Only the lines from the start of the material through the line containing "return x / W" are to be extracted, exactly as they appear.
** Begin RECORDS PROVIDED **
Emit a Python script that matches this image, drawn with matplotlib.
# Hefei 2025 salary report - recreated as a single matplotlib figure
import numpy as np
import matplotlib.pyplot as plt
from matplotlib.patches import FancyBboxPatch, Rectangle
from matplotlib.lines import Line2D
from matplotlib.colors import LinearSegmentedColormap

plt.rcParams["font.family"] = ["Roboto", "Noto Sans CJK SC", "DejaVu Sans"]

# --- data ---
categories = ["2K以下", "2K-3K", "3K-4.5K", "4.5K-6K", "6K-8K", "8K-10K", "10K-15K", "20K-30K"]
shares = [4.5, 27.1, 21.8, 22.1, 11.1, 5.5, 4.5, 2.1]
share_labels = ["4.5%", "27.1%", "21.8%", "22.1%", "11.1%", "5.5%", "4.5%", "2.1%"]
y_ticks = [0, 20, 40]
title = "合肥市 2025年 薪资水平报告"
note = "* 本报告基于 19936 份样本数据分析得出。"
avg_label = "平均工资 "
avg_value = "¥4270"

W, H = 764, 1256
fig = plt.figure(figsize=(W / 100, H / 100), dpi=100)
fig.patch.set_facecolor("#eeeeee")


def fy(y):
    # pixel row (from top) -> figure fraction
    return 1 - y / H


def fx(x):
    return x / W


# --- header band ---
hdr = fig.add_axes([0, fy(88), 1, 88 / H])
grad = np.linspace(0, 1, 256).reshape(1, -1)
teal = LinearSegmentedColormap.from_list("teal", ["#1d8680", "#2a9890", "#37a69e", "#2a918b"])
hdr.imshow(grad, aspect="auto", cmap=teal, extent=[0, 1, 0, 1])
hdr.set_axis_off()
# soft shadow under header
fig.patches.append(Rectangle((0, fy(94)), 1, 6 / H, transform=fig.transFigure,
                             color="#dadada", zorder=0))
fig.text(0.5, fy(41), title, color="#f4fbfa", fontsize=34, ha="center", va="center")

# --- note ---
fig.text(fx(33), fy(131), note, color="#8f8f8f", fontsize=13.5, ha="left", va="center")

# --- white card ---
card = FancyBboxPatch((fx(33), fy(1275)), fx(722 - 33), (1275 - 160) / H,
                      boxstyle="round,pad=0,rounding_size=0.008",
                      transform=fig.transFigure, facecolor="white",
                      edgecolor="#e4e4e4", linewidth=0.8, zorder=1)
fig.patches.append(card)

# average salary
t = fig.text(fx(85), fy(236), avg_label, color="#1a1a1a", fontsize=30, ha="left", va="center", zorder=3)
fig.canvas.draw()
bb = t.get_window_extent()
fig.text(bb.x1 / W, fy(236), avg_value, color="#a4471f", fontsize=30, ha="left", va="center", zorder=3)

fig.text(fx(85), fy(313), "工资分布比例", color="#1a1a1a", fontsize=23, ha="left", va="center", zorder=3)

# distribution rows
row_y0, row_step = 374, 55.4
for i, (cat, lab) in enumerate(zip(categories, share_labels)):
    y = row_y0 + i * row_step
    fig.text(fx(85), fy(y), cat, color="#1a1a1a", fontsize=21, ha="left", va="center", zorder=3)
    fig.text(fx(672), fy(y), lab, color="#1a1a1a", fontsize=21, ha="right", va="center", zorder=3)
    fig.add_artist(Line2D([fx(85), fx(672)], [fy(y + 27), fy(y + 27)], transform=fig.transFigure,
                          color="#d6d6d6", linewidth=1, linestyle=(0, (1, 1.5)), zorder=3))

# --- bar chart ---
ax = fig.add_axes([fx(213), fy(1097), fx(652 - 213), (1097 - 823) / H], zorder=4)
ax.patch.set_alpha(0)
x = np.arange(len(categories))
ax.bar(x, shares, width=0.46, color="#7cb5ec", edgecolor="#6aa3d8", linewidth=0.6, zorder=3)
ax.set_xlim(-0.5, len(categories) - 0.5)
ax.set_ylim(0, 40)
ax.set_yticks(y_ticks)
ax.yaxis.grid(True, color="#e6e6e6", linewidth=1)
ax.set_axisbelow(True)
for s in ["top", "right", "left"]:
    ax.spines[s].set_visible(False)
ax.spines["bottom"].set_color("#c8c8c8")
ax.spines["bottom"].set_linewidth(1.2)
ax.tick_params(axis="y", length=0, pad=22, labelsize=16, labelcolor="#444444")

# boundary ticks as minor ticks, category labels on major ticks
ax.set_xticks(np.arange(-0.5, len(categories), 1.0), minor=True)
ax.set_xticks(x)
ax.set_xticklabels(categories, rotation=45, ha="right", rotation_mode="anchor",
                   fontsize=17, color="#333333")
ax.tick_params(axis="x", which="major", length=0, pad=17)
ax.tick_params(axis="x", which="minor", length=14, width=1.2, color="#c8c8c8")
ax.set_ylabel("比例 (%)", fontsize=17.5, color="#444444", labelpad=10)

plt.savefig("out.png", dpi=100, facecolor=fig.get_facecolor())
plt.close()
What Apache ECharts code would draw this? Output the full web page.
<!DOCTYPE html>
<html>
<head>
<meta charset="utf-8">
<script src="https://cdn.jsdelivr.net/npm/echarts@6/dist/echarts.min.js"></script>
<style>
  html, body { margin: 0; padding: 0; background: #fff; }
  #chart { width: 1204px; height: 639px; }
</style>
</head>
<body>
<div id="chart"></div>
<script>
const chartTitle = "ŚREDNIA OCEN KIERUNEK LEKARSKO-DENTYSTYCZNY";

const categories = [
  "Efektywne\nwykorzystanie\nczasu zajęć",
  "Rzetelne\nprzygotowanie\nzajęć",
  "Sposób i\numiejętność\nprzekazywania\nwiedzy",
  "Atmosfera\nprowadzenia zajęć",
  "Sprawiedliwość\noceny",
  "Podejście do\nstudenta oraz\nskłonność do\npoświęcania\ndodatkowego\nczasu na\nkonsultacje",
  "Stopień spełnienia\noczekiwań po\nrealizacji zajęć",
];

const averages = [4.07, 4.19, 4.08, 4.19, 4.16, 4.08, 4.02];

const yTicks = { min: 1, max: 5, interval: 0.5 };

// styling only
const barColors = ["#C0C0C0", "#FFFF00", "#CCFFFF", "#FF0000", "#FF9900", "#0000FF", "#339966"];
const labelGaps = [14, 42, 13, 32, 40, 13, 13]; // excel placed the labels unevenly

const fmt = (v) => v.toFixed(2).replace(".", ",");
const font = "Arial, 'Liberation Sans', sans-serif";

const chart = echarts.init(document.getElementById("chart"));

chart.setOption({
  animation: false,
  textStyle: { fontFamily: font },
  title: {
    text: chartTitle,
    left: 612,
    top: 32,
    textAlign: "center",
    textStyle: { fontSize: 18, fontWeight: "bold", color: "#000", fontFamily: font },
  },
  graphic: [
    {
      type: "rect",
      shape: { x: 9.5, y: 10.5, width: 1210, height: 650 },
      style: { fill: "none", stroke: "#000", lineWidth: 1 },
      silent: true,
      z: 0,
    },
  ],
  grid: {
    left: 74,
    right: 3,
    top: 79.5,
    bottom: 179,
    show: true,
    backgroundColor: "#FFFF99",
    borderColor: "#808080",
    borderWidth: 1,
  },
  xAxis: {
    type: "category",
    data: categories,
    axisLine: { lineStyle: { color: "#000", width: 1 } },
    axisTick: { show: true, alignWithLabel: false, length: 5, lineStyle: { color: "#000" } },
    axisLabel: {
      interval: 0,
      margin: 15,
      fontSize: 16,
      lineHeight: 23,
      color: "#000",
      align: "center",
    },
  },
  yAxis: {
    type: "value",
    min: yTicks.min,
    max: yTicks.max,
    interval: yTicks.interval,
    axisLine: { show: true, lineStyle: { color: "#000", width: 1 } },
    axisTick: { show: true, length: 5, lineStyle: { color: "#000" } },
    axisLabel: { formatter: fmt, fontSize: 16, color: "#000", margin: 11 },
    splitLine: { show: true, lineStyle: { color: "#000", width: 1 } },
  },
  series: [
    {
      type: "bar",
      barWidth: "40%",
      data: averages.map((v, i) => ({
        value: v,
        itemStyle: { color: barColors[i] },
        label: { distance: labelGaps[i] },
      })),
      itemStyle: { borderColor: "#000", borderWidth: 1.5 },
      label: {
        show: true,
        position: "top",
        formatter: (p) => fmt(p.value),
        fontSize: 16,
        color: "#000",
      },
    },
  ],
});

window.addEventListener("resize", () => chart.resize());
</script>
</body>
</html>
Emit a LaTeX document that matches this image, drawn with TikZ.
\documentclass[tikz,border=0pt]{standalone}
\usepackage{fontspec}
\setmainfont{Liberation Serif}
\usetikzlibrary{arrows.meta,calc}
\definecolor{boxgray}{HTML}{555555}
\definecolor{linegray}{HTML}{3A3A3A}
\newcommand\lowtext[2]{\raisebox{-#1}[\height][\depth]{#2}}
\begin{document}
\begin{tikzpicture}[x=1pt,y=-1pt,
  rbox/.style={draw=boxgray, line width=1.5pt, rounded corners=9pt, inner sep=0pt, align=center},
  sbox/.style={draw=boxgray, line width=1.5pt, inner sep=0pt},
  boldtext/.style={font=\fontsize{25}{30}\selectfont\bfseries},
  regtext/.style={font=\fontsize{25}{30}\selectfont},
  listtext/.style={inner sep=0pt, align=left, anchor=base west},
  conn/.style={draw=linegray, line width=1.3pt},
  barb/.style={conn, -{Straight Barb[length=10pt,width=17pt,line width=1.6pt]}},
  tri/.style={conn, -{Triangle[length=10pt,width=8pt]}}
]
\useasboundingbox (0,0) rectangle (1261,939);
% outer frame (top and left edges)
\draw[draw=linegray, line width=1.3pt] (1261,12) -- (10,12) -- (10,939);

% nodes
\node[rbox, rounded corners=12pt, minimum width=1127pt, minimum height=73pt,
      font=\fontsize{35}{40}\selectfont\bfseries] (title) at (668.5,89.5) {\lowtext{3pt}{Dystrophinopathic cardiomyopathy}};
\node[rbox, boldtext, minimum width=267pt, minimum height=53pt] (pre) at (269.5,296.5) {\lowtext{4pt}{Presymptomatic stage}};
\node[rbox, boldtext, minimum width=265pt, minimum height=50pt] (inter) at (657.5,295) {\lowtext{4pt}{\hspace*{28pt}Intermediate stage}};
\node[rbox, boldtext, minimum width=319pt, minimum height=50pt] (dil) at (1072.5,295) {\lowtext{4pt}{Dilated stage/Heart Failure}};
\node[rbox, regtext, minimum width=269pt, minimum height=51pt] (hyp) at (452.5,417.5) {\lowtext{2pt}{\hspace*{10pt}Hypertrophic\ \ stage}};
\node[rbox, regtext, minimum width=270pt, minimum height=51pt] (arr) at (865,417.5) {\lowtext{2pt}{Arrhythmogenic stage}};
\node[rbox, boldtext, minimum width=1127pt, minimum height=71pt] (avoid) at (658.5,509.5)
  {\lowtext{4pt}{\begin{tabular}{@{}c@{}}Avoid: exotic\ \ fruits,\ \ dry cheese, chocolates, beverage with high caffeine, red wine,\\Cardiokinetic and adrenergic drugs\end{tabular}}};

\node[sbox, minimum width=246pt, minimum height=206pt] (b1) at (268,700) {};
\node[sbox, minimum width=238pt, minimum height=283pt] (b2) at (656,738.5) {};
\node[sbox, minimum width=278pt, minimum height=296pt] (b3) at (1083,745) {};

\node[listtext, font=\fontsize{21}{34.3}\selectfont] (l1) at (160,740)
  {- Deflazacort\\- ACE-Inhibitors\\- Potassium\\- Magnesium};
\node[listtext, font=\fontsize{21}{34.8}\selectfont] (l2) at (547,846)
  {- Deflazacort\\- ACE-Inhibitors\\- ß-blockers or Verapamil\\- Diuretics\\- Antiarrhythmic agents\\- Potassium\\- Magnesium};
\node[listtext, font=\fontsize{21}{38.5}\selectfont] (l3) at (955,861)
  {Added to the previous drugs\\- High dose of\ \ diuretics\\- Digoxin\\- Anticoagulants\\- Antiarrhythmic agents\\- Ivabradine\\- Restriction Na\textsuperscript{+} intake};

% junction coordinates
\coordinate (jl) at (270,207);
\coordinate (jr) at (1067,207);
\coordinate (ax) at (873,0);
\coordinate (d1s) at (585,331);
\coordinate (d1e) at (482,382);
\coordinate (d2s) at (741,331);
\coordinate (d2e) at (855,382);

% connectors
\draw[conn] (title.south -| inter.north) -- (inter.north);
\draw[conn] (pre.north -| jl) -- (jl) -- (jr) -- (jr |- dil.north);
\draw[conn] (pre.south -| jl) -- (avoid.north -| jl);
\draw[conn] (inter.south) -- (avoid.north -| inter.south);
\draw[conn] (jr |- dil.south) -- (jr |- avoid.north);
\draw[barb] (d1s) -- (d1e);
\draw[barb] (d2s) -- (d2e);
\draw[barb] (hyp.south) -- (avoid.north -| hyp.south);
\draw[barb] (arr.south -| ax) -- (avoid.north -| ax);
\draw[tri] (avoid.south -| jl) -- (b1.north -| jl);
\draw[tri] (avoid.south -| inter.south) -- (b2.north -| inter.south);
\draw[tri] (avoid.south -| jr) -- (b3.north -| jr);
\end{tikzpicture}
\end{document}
** End RECORDS PROVIDED **
** WRITTEN ANSWER **
Emit a Python script that matches this image, drawn with matplotlib.
# Hefei 2025 salary report - recreated as a single matplotlib figure
import numpy as np
import matplotlib.pyplot as plt
from matplotlib.patches import FancyBboxPatch, Rectangle
from matplotlib.lines import Line2D
from matplotlib.colors import LinearSegmentedColormap

plt.rcParams["font.family"] = ["Roboto", "Noto Sans CJK SC", "DejaVu Sans"]

# --- data ---
categories = ["2K以下", "2K-3K", "3K-4.5K", "4.5K-6K", "6K-8K", "8K-10K", "10K-15K", "20K-30K"]
shares = [4.5, 27.1, 21.8, 22.1, 11.1, 5.5, 4.5, 2.1]
share_labels = ["4.5%", "27.1%", "21.8%", "22.1%", "11.1%", "5.5%", "4.5%", "2.1%"]
y_ticks = [0, 20, 40]
title = "合肥市 2025年 薪资水平报告"
note = "* 本报告基于 19936 份样本数据分析得出。"
avg_label = "平均工资 "
avg_value = "¥4270"

W, H = 764, 1256
fig = plt.figure(figsize=(W / 100, H / 100), dpi=100)
fig.patch.set_facecolor("#eeeeee")


def fy(y):
    # pixel row (from top) -> figure fraction
    return 1 - y / H


def fx(x):
    return x / W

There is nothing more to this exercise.